El sábado pasado me encontré en petit comité con mis amigas del Cacharrito. Qué energizante fue. Carismáticas, inteligentes, divertidas. A veces no lo son, no lo somos, da lo mismo. Ríen a carcajadas. Reímos. Mucho, con risas estrepitosas y prolongadas. Tuvimos frío, brindamos mucho. Estuvimos felices. 
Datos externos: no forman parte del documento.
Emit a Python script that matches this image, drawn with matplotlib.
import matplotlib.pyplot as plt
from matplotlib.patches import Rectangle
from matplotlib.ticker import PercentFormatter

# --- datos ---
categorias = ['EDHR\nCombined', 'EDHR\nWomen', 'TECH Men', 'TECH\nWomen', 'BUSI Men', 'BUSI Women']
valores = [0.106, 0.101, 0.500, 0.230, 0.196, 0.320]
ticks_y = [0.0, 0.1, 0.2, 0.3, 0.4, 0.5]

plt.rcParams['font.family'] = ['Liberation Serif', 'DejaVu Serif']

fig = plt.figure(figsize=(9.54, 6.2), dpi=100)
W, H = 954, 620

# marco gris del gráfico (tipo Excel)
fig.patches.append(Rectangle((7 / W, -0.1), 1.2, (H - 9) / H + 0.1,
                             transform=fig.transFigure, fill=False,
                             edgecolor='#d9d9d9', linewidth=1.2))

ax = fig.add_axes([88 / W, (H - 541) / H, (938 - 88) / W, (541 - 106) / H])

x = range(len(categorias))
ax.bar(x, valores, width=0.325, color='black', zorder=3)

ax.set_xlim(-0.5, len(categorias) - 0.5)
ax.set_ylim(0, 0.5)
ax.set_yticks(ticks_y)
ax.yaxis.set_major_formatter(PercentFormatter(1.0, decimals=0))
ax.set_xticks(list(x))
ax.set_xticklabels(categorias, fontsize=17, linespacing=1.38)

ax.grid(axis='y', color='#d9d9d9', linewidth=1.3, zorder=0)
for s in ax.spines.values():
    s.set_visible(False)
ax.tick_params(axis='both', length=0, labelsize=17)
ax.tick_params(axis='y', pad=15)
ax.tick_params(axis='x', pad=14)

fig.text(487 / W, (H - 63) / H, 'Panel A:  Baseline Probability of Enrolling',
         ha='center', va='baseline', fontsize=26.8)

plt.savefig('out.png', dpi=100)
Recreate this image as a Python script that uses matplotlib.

Me alegra un montón compartir tardes así. Por la calidez, la cercanía y la magia. Saber que casi todas vemos con ojos nuevos, no sólo por la miopía, presbicia y demás, sino porque la vida ha estado llena de diversiones, tonterías y también de dramas. Porque sabemos perfectamente que esos años, por allá antes de que terminara el siglo pasado, marcaron algo más que el paso por el colegio. Fueron años de desorden feliz que nos pusieron en órbita, nos proyectaron hacia el futuro con la fuerza ingenua de la juventud. Y ahora, conectadas con la memoria emotiva, nos encuentran en pleno campo compartiendo desde tips, trucos, gotas para mantenernos luminosas, hasta estados melancólicos y eufóricos. Muy orgullosa estoy, de mis amigas, de mi amigo más reciente, de mí.